We are not so much watching Adam’s life objectively as we are existing within his subconscious, flowing with minimal distinction between his dreams, his fantasies, and reality. The effect is not one of frustrating ambiguity (which it could easily be in less skilled, gentle hands), but of encouraged vulnerability—a coaxing open of earnest feeling in the midst of a wavering sense of reality. Without anything sure to hold onto, one must instead choose to involve oneself in Adam’s feelings and experiences with acute presence. Through careful camera movement, delicate shifts in color and light, and Scott’s frankly stunning performance—always looking as if he’s about six years old and seconds away from being cracked open— All of Us Strangers feels like a raw wound or a half-conscious sleep.
Adam’s dreams, his fantasies, and even the day-to-day flow of his life in the isolating, dimly lit, and sometimes even frightening apartment hallways are all on shaky and uncertain ground. The film attempts to capture the smeared, non-linear experience of life, loss, and memory, but also allows for us to find steadiness in the singular centralizing force of Adam’s growing love for Harry.

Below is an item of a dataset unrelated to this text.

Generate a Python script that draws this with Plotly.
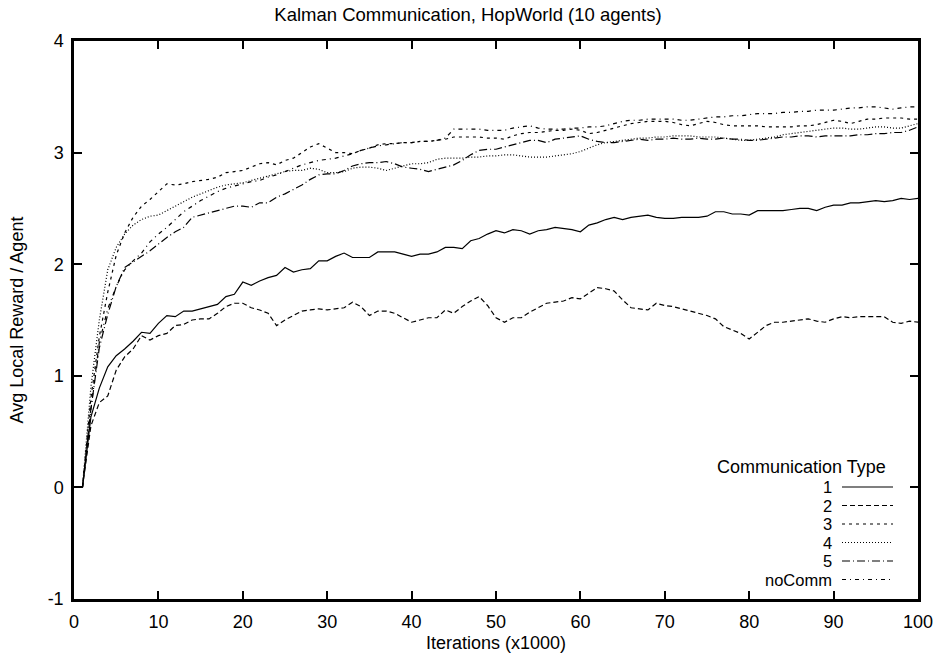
import plotly.graph_objects as go

ITER_K = list(range(1, 101))

TYPE_1 = [0.00, 0.63, 0.89, 1.08, 1.18, 1.24, 1.31, 1.39, 1.38, 1.47,
          1.54, 1.53, 1.58, 1.58, 1.60, 1.62, 1.64, 1.71, 1.73, 1.84,
          1.81, 1.85, 1.88, 1.90, 1.97, 1.93, 1.95, 1.96, 2.03, 2.03,
          2.07, 2.10, 2.06, 2.06, 2.06, 2.11, 2.11, 2.11, 2.09, 2.07,
          2.09, 2.09, 2.11, 2.15, 2.15, 2.14, 2.21, 2.23, 2.27, 2.30,
          2.28, 2.31, 2.30, 2.27, 2.30, 2.31, 2.33, 2.32, 2.31, 2.29,
          2.35, 2.37, 2.40, 2.42, 2.40, 2.42, 2.43, 2.44, 2.42, 2.41,
          2.41, 2.42, 2.42, 2.42, 2.43, 2.47, 2.47, 2.45, 2.45, 2.44,
          2.48, 2.48, 2.48, 2.48, 2.49, 2.50, 2.50, 2.48, 2.51, 2.53,
          2.53, 2.55, 2.55, 2.56, 2.57, 2.56, 2.57, 2.59, 2.58, 2.59]

TYPE_2 = [0.00, 0.55, 0.76, 0.82, 1.05, 1.17, 1.24, 1.36, 1.32, 1.36,
          1.38, 1.45, 1.46, 1.50, 1.51, 1.51, 1.56, 1.62, 1.65, 1.65,
          1.61, 1.59, 1.56, 1.45, 1.50, 1.54, 1.58, 1.59, 1.60, 1.59,
          1.60, 1.61, 1.66, 1.62, 1.54, 1.58, 1.58, 1.56, 1.52, 1.48,
          1.50, 1.52, 1.52, 1.59, 1.56, 1.62, 1.67, 1.71, 1.63, 1.52,
          1.48, 1.52, 1.52, 1.57, 1.61, 1.65, 1.66, 1.67, 1.70, 1.69,
          1.74, 1.79, 1.78, 1.76, 1.68, 1.61, 1.60, 1.59, 1.65, 1.63,
          1.62, 1.60, 1.58, 1.56, 1.54, 1.51, 1.44, 1.41, 1.38, 1.33,
          1.39, 1.45, 1.48, 1.48, 1.49, 1.50, 1.51, 1.49, 1.48, 1.51,
          1.53, 1.52, 1.53, 1.53, 1.53, 1.53, 1.48, 1.47, 1.49, 1.48]

TYPE_3 = [0.00, 0.80, 1.35, 1.75, 2.08, 2.28, 2.42, 2.52, 2.58, 2.65,
          2.72, 2.71, 2.72, 2.74, 2.75, 2.76, 2.78, 2.82, 2.83, 2.84,
          2.87, 2.90, 2.91, 2.89, 2.93, 2.95, 3.00, 3.05, 3.08, 3.04,
          3.00, 3.00, 2.99, 3.02, 3.04, 3.07, 3.08, 3.08, 3.09, 3.09,
          3.10, 3.10, 3.11, 3.12, 3.14, 3.14, 3.14, 3.14, 3.13, 3.13,
          3.12, 3.15, 3.17, 3.18, 3.18, 3.19, 3.20, 3.20, 3.21, 3.20,
          3.17, 3.18, 3.20, 3.22, 3.24, 3.26, 3.27, 3.28, 3.28, 3.28,
          3.27, 3.25, 3.24, 3.26, 3.28, 3.27, 3.25, 3.24, 3.24, 3.24,
          3.24, 3.23, 3.23, 3.23, 3.23, 3.24, 3.24, 3.25, 3.27, 3.29,
          3.28, 3.26, 3.28, 3.30, 3.30, 3.31, 3.31, 3.31, 3.30, 3.30]

TYPE_4 = [0.00, 0.90, 1.50, 1.95, 2.15, 2.27, 2.35, 2.40, 2.43, 2.44,
          2.48, 2.52, 2.56, 2.60, 2.63, 2.66, 2.69, 2.71, 2.72, 2.73,
          2.75, 2.77, 2.79, 2.81, 2.83, 2.84, 2.84, 2.86, 2.85, 2.82,
          2.82, 2.83, 2.86, 2.87, 2.87, 2.86, 2.84, 2.86, 2.88, 2.90,
          2.90, 2.91, 2.94, 2.95, 2.95, 2.95, 2.96, 2.96, 2.97, 2.97,
          2.98, 2.98, 2.97, 2.96, 2.96, 2.96, 2.97, 2.98, 2.99, 3.01,
          3.04, 3.07, 3.09, 3.10, 3.11, 3.12, 3.13, 3.13, 3.14, 3.14,
          3.15, 3.15, 3.15, 3.14, 3.14, 3.14, 3.13, 3.12, 3.11, 3.11,
          3.12, 3.13, 3.14, 3.16, 3.17, 3.18, 3.19, 3.20, 3.21, 3.22,
          3.22, 3.21, 3.21, 3.22, 3.23, 3.23, 3.22, 3.22, 3.24, 3.26]

TYPE_5 = [0.00, 0.70, 1.25, 1.55, 1.80, 1.97, 2.02, 2.07, 2.12, 2.18,
          2.24, 2.29, 2.33, 2.42, 2.44, 2.46, 2.48, 2.50, 2.52, 2.52,
          2.51, 2.55, 2.55, 2.60, 2.63, 2.67, 2.71, 2.76, 2.80, 2.81,
          2.81, 2.84, 2.88, 2.90, 2.91, 2.91, 2.92, 2.90, 2.87, 2.86,
          2.85, 2.83, 2.85, 2.87, 2.89, 2.93, 2.98, 3.02, 3.03, 3.03,
          3.05, 3.07, 3.09, 3.11, 3.11, 3.09, 3.12, 3.13, 3.14, 3.15,
          3.12, 3.10, 3.09, 3.09, 3.10, 3.11, 3.12, 3.11, 3.12, 3.12,
          3.13, 3.12, 3.12, 3.13, 3.12, 3.12, 3.13, 3.12, 3.12, 3.11,
          3.11, 3.12, 3.13, 3.14, 3.14, 3.15, 3.15, 3.14, 3.15, 3.15,
          3.15, 3.15, 3.16, 3.16, 3.17, 3.17, 3.18, 3.18, 3.20, 3.23]

TYPE_NOCOMM = [0.00, 0.70, 1.30, 1.60, 1.80, 1.95, 2.03, 2.10, 2.20, 2.27,
               2.33, 2.40, 2.47, 2.52, 2.57, 2.61, 2.65, 2.68, 2.70, 2.72,
               2.74, 2.75, 2.78, 2.80, 2.83, 2.86, 2.89, 2.91, 2.93, 2.94,
               2.95, 2.97, 2.99, 3.02, 3.04, 3.06, 3.07, 3.08, 3.09, 3.09,
               3.10, 3.10, 3.11, 3.13, 3.21, 3.21, 3.21, 3.21, 3.20, 3.20,
               3.20, 3.22, 3.23, 3.24, 3.22, 3.21, 3.21, 3.21, 3.22, 3.22,
               3.23, 3.23, 3.24, 3.26, 3.28, 3.29, 3.29, 3.30, 3.30, 3.30,
               3.30, 3.29, 3.29, 3.30, 3.31, 3.32, 3.32, 3.33, 3.33, 3.34,
               3.35, 3.35, 3.35, 3.36, 3.36, 3.37, 3.37, 3.38, 3.38, 3.38,
               3.39, 3.40, 3.40, 3.41, 3.41, 3.40, 3.39, 3.40, 3.41, 3.41]

SERIES_NAMES = ["1", "2", "3", "4", "5", "noComm"]
SERIES_VALUES = [TYPE_1, TYPE_2, TYPE_3, TYPE_4, TYPE_5, TYPE_NOCOMM]

X_TICKS = [0, 10, 20, 30, 40, 50, 60, 70, 80, 90, 100]
X_TICK_LABELS = ["0", "10", "20", "30", "40", "50", "60", "70", "80", "90", "100"]
Y_TICKS = [-1, 0, 1, 2, 3, 4]
Y_TICK_LABELS = ["-1", "0", "1", "2", "3", "4"]

TITLE = "Kalman Communication, HopWorld (10 agents)"
X_TITLE = "Iterations (x1000)"
Y_TITLE = "Avg Local Reward / Agent"
LEGEND_TITLE = "Communication Type"

DASHES = ["solid", "5px,3px", "3px,4px", "1px,2px", "8px,3px,1px,3px", "4px,4px,1px,4px"]
FONT = "Liberation Sans, Arial, Helvetica, sans-serif"
FS = 18
LEG_FS = 16.5

FIG_W, FIG_H = 937, 657

fig = go.Figure()
for name, vals, dash in zip(SERIES_NAMES, SERIES_VALUES, DASHES):
    fig.add_trace(go.Scatter(x=ITER_K, y=vals, mode="lines", name=name,
                             line=dict(color="black", width=1.2, dash=dash),
                             showlegend=False))

# hand-made legend (gnuplot style: right-aligned label, sample to the right)
W, H = 844.0, 558.0
def px(x):
    return (x - 74) / W
def py(y):
    return (599 - y) / H

annotations = [dict(text=LEGEND_TITLE, x=px(888), y=py(467), xref="paper", yref="paper",
                    xanchor="right", yanchor="middle", showarrow=False,
                    font=dict(family=FONT, size=FS, color="black"))]
shapes = []
ys = [487, 505.5, 524, 542.5, 561, 579.5]
for name, dash, yy in zip(SERIES_NAMES, DASHES, ys):
    annotations.append(dict(text=name, x=px(834), y=py(yy), xref="paper", yref="paper",
                            xanchor="right", yanchor="middle", showarrow=False,
                            font=dict(family=FONT, size=LEG_FS, color="black")))
    shapes.append(dict(type="line", xref="paper", yref="paper",
                       x0=px(842), x1=px(893), y0=py(yy), y1=py(yy),
                       line=dict(color="black", width=1.2, dash=dash)))

axis_common = dict(showline=True, linecolor="black", linewidth=2.5, mirror="allticks",
                   ticks="inside", ticklen=8, tickwidth=2, tickcolor="black",
                   showgrid=False, zeroline=False, automargin=False,
                   tickfont=dict(family=FONT, size=FS, color="black"))

fig.update_layout(
    width=FIG_W, height=FIG_H,
    paper_bgcolor="white", plot_bgcolor="white",
    margin=dict(l=74, r=FIG_W - 918, t=41, b=FIG_H - 599, autoexpand=False),
    title=dict(text=TITLE, x=468 / FIG_W, xref="container", xanchor="center",
               y=1 - 15 / FIG_H, yref="container", yanchor="middle",
               font=dict(family=FONT, size=18.5, color="black"), automargin=False),
    xaxis=dict(range=[0, 100], tickvals=X_TICKS, ticktext=X_TICK_LABELS, ticklabelstandoff=5,
               title=dict(text=X_TITLE, font=dict(family=FONT, size=FS, color="black"), standoff=6),
               **axis_common),
    yaxis=dict(range=[-1, 4], tickvals=Y_TICKS, ticktext=Y_TICK_LABELS, ticklabelstandoff=4,
               title=dict(text=Y_TITLE, font=dict(family=FONT, size=FS, color="black"), standoff=20),
               **axis_common),
    annotations=annotations,
    shapes=shapes,
    showlegend=False,
)

fig.write_html("out.html", config={"displayModeBar": False},
               post_script="document.body.style.margin='0';document.body.style.overflow='hidden';")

In their relationship, there is no ambiguity or sidestepping. Harry comes onto Adam within the very first few moments of the film with a quiet, drunken assurance that they don’t have to do anything if Harry isn’t his type. Later, Harry asks if Adam is queer. Adam says he prefers the word gay—queer feels too weighty and degrading when considered from the era that he grew up in. Queer seems a more polite term, Harry muses in turn, because it “gets rid of all the dick-sucking.”
Under this definition, then, All of Us Strangers would likely categorize itself as gay, not queer; with its dick-sucking, its explicit fucking, and even its visual portrayal of ejaculate. These moments of sex and sensuality are, in and of themselves, important grounding. They provide a sensation of here-and-nowness that penetrates the dreamy, claustrophobic mist of Adam’s grief-ridden and lonely haze.

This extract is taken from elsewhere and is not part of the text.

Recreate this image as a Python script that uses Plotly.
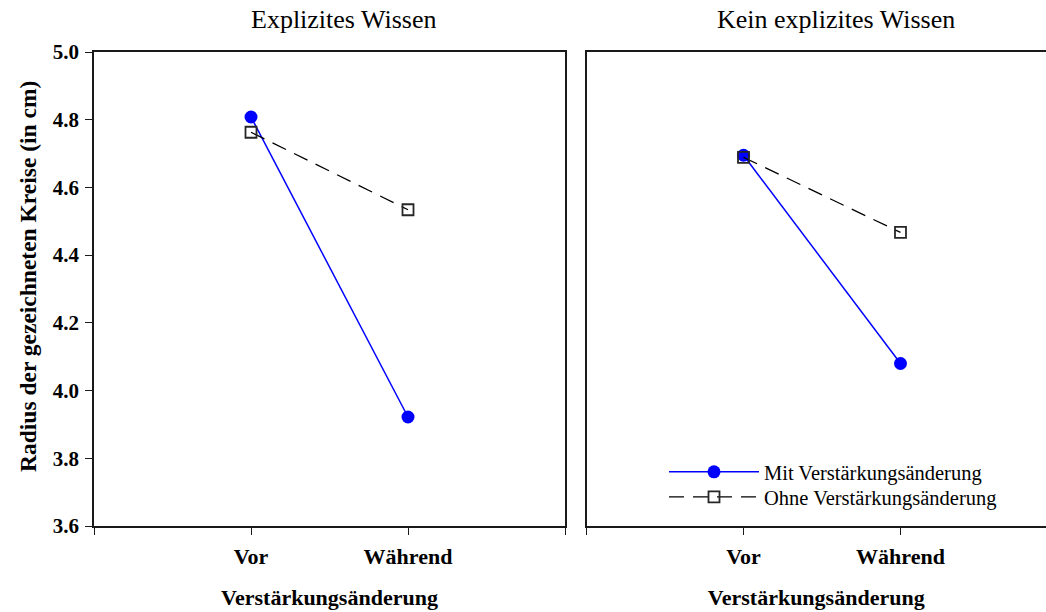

Most importantly, perhaps, Adam’s sexuality is not detached from his relationship with his parents. In fact, nearly all of his time spent with Mum and Dad is centered around his fantasy of coming out, as well as the realistically tentative responses of his parents.
The fact that the main thing Adam wants to share with his parents is his queerness is deeply moving. All of Us Strangers does not ask Adam to insist his being gay is not an inherent and important part of him. In actuality, the love he finds seems to be the very thing keeping him alive. Harry’s hands reaching out to him as he screams for his are perhaps the only grounding force in the purgatory of his gray, dim apartment.

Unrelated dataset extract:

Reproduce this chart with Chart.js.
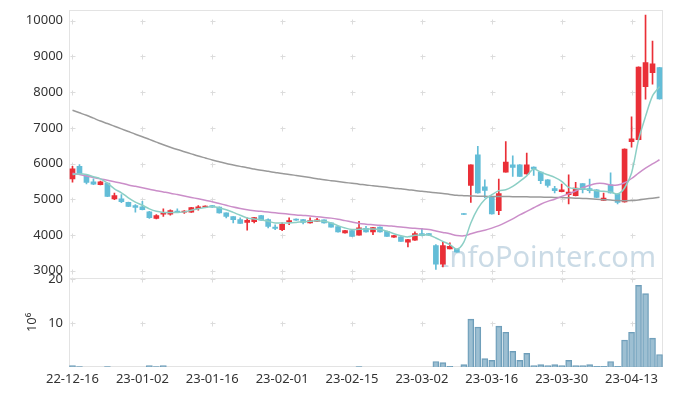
<!DOCTYPE html>
<html>
<head>
<meta charset="utf-8">
<script src="https://cdn.jsdelivr.net/npm/chart.js@4/dist/chart.umd.min.js"></script>
<style>
  body { margin: 0; background: #fff; }
  #wrap { width: 673px; height: 396px; }
</style>
</head>
<body>
<div id="wrap"><canvas id="stock-chart" width="673" height="396"></canvas></div>
<script>
// --- DATA (trading days, prices, volume in 10^6 shares) ---
const dates = [
  '22-12-16','22-12-19','22-12-20','22-12-21','22-12-22','22-12-23','22-12-26','22-12-27','22-12-28','22-12-29',
  '23-01-02','23-01-03','23-01-04','23-01-05','23-01-06','23-01-09','23-01-10','23-01-11','23-01-12','23-01-13',
  '23-01-16','23-01-17','23-01-18','23-01-19','23-01-20','23-01-25','23-01-26','23-01-27','23-01-30','23-01-31',
  '23-02-01','23-02-02','23-02-03','23-02-06','23-02-07','23-02-08','23-02-09','23-02-10','23-02-13','23-02-14',
  '23-02-15','23-02-16','23-02-17','23-02-20','23-02-21','23-02-22','23-02-23','23-02-24','23-02-27','23-02-28',
  '23-03-02','23-03-03','23-03-06','23-03-07','23-03-08','23-03-09','23-03-10','23-03-13','23-03-14','23-03-15',
  '23-03-16','23-03-17','23-03-20','23-03-21','23-03-22','23-03-23','23-03-24','23-03-27','23-03-28','23-03-29',
  '23-03-30','23-03-31','23-04-03','23-04-04','23-04-05','23-04-06','23-04-07','23-04-10','23-04-11','23-04-12',
  '23-04-13','23-04-14','23-04-17','23-04-18','23-04-19'
];

const openPrices = [
  5570,5920,5670,5490,5410,5450,5010,5010,4910,4820,
  4790,4650,4460,4580,4580,4670,4635,4635,4735,4780,
  4820,4780,4615,4510,4430,4350,4370,4540,4430,4220,
  4150,4365,4445,4430,4335,4380,4420,4335,4230,4055,
  4120,3995,4185,4085,4220,4100,3935,3945,3795,3850,
  4035,4035,3700,3180,3610,3600,4600,5385,6245,5350,
  5060,4680,5760,5965,5965,5705,5900,5760,5545,5295,
  5210,5125,5100,5435,5295,5265,4965,5405,5145,4925,
  6610,6665,8155,8545,8690
];
const closePrices = [
  5850,5710,5470,5420,5490,5080,5100,4930,4800,4770,
  4710,4480,4540,4615,4680,4645,4670,4765,4790,4810,
  4780,4615,4520,4430,4325,4410,4485,4410,4240,4185,
  4295,4400,4410,4350,4400,4425,4335,4220,4085,4120,
  3960,4200,4085,4205,4085,3960,3980,3820,3870,4035,
  3980,3990,3180,3700,3680,3520,4575,5965,5175,5245,
  4585,5155,6040,5890,5640,5965,5845,5520,5385,5240,
  5265,5200,5315,5265,5240,5050,5035,5175,4910,6405,
  6690,8700,8825,8790,7810
];
const highPrices = [
  5920,5970,5670,5570,5510,5460,5170,5130,4920,4850,
  4940,4660,4570,4730,4700,4730,4680,4775,4820,4815,
  4830,4790,4620,4515,4475,4475,4490,4545,4450,4280,
  4335,4475,4450,4435,4475,4465,4425,4340,4235,4125,
  4125,4380,4240,4210,4225,4105,3985,3950,3875,4085,
  4175,4040,3730,3795,3775,3605,4600,5965,6480,5545,
  5070,5565,6615,6215,5970,6290,5905,5765,5550,5360,
  5425,5685,5470,5440,5565,5270,5175,5740,5150,6410,
  7305,8705,10160,9430,8695
];
const lowPrices = [
  5480,5700,5430,5410,5400,5070,4990,4900,4790,4640,
  4700,4460,4450,4520,4550,4640,4605,4630,4690,4775,
  4770,4610,4475,4335,4320,4130,4335,4405,4195,4150,
  4120,4290,4405,4305,4330,4375,4330,4215,4080,4050,
  3955,3990,4080,4010,4080,3955,3930,3815,3665,3845,
  3975,3985,3030,3105,3605,3515,4575,4910,5170,5045,
  4580,4565,5755,5640,5635,5700,5665,5435,5340,5175,
  5205,4865,5095,5175,5175,5045,4960,5170,4865,4920,
  6460,6660,7805,8220,7805
];
const ma5 = [
  5690,5710,5690,5630,5570,5450,5290,5180,5040,4920,
  4830,4730,4660,4630,4625,4630,4645,4690,4730,4770,
  4795,4755,4705,4630,4550,4475,4445,4425,4380,4335,
  4335,4335,4350,4370,4380,4400,4380,4335,4260,4195,
  4150,4160,4165,4165,4150,4100,4035,3980,3945,3990,
  4000,4000,3915,3820,3730,3600,3800,4335,4735,4990,
  5125,5240,5265,5360,5500,5655,5845,5760,5685,5610,
  5500,5330,5295,5295,5265,5240,5220,5200,5145,5315,
  5735,6665,7320,7895,8155
];
const ma20 = [
  5730,5690,5650,5610,5570,5530,5490,5450,5400,5360,
  5320,5280,5240,5205,5170,5130,5090,5050,5010,4970,
  4930,4880,4830,4780,4740,4705,4680,4660,4640,4620,
  4600,4580,4560,4545,4530,4510,4490,4470,4440,4400,
  4360,4320,4300,4285,4270,4260,4240,4220,4200,4185,
  4170,4150,4110,4070,4030,3985,3975,4030,4090,4130,
  4190,4260,4350,4450,4560,4660,4760,4860,4940,5000,
  5080,5150,5230,5320,5390,5440,5440,5400,5395,5460,
  5580,5730,5870,5990,6105
];
const ma120 = [
  7490,7420,7350,7270,7190,7120,7045,6970,6895,6820,
  6750,6675,6600,6525,6455,6390,6330,6270,6210,6155,
  6100,6050,6000,5960,5920,5880,5845,5810,5780,5750,
  5720,5695,5665,5635,5605,5575,5545,5520,5495,5470,
  5445,5420,5400,5375,5355,5335,5310,5290,5265,5245,
  5220,5200,5180,5160,5135,5110,5100,5092,5085,5080,
  5078,5076,5074,5072,5070,5067,5063,5060,5055,5050,
  5045,5038,5030,5022,5012,5000,4988,4975,4963,4958,
  4962,4980,5005,5030,5052
];
const volumes = [
  0.3,0.1,0,0,0,0.1,0,0,0,0,
  0,0.3,0.1,0.3,0,0,0,0,0,0,
  0,0,0,0,0,0,0,0,0,0,
  0,0,0,0,0,0,0,0,0,0,
  0,0.1,0,0,0,0,0,0,0,0,
  0,0,1.25,1.0,0.15,0,0.55,10.9,9.1,1.9,
  1.5,9.3,7.9,3.55,1.5,3.1,0.3,0.55,0.3,0.55,
  0.3,1.5,0.3,0.3,0.55,0.15,0.15,1.25,0.15,6.15,
  7.9,18.55,16.7,6.55,2.85
];
const priceTicks = [3000, 4000, 5000, 6000, 7000, 8000, 9000, 10000];
const volumeTicks = [10, 20];

const upColor = '#ea2f37';
const downColor = '#63bdd7';
const candleColors = openPrices.map((o, i) => closePrices[i] >= o ? upColor : downColor);
const tickFont = { family: '"Noto Sans", sans-serif', size: 13 };

function fitLeftAxis(s) {
  s.width = 69;
  s.paddingTop = 0;
  s.paddingBottom = 0;
}

// frame, little "+" grid marks and the watermark
const framePlugin = {
  id: 'frame',
  beforeDatasetsDraw(chart) {
    const { ctx, chartArea, scales } = chart;
    ctx.save();

    ctx.font = '29px "Noto Sans", sans-serif';
    ctx.fillStyle = 'rgba(185, 207, 221, 0.75)';
    ctx.textAlign = 'right';
    ctx.textBaseline = 'alphabetic';
    ctx.fillText('InfoPointer.com', chartArea.right - 7, scales.y.bottom - 11);

    const xs = [];
    dates.forEach((d, i) => {
      if (i % 10 === 0) xs.push(Math.round(scales.x.getPixelForValue(i)) + 0.5);
    });
    const ys = [];
    [scales.y, scales.yv].forEach(s => {
      s.ticks.forEach(t => ys.push(Math.round(s.getPixelForValue(t.value)) + 0.5));
    });
    ctx.strokeStyle = '#dcdcdc';
    ctx.lineWidth = 1;
    ctx.beginPath();
    xs.forEach(x => ys.forEach(y => {
      ctx.moveTo(x - 2, y); ctx.lineTo(x + 3, y);
      ctx.moveTo(x, y - 2); ctx.lineTo(x, y + 3);
    }));
    ctx.stroke();

    ctx.strokeStyle = '#e3e3e3';
    ctx.strokeRect(chartArea.left + 0.5, chartArea.top + 0.5, chartArea.width - 1, chartArea.height - 1);
    const mid = Math.round(scales.y.bottom) + 0.5;
    ctx.beginPath();
    ctx.moveTo(chartArea.left, mid);
    ctx.lineTo(chartArea.right, mid);
    ctx.stroke();
    ctx.restore();
  }
};

new Chart(document.getElementById('stock-chart'), {
  type: 'bar',
  data: {
    labels: dates,
    datasets: [
      { type: 'line', label: 'MA5', data: ma5, yAxisID: 'y', borderColor: '#8ccfc5', borderWidth: 1.5, pointRadius: 0, tension: 0.3 },
      { type: 'line', label: 'MA20', data: ma20, yAxisID: 'y', borderColor: '#cb8ec9', borderWidth: 1.5, pointRadius: 0, tension: 0.3 },
      { type: 'line', label: 'MA120', data: ma120, yAxisID: 'y', borderColor: '#9a9a9a', borderWidth: 1.5, pointRadius: 0, tension: 0.3 },
      {
        label: 'body',
        data: openPrices.map((o, i) => [o, closePrices[i]]),
        yAxisID: 'y', backgroundColor: candleColors, barThickness: 5, grouped: false
      },
      {
        label: 'wick',
        data: lowPrices.map((l, i) => [l, highPrices[i]]),
        yAxisID: 'y', backgroundColor: candleColors, barThickness: 1, grouped: false
      },
      {
        label: 'volume', data: volumes, yAxisID: 'yv',
        backgroundColor: 'rgba(133, 175, 199, 0.8)', borderColor: '#6d9db9', borderWidth: 1,
        barThickness: 6, grouped: false
      }
    ]
  },
  options: {
    responsive: false,
    animation: false,
    devicePixelRatio: 1,
    layout: { padding: { top: 10, right: 10, bottom: 0, left: 0 } },
    plugins: { legend: { display: false }, tooltip: { enabled: false } },
    scales: {
      x: {
        offset: true,
        grid: { display: false, drawTicks: false },
        border: { display: false },
        ticks: {
          autoSkip: false, maxRotation: 0, padding: 4, color: '#333', font: tickFont,
          callback: (v, i) => i % 10 === 0 ? dates[i] : ''
        },
        afterFit: s => { s.height = 29; }
      },
      y: {
        position: 'left', stack: 'main', stackWeight: 3, weight: 2,
        min: 2800, max: 10300,
        grid: { display: false, drawTicks: false },
        border: { display: false },
        ticks: { padding: 6, color: '#333', font: tickFont, callback: v => String(v) },
        afterBuildTicks: s => { s.ticks = priceTicks.map(v => ({ value: v })); },
        afterFit: fitLeftAxis
      },
      yv: {
        position: 'left', stack: 'main', stackWeight: 1, weight: 1,
        min: 0, max: 20.3,
        grid: { display: false, drawTicks: false },
        border: { display: false },
        ticks: { padding: 6, color: '#333', font: tickFont, callback: v => String(v) },
        afterBuildTicks: s => { s.ticks = volumeTicks.map(v => ({ value: v })); },
        title: { display: true, text: '10⁶', color: '#333', font: tickFont, padding: { top: 24, bottom: 0 } },
        afterFit: fitLeftAxis
      }
    }
  },
  plugins: [framePlugin]
});
</script>
</body>
</html>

All of Us Strangers takes the notion of diverging paths in our lives and blurs the lines together. It’s not necessarily a happy film—in fact, its artful ambiguousness inspires a multitude of readings, ranging from the fearful and dejected to the hopeful. But it chooses, quite movingly, to look at loving as something stabilizing and true. To go without love leaves one untethered, out to sea and lost in grief. And to love, especially after loss, is to take a risk and sit in the space between grief and joy.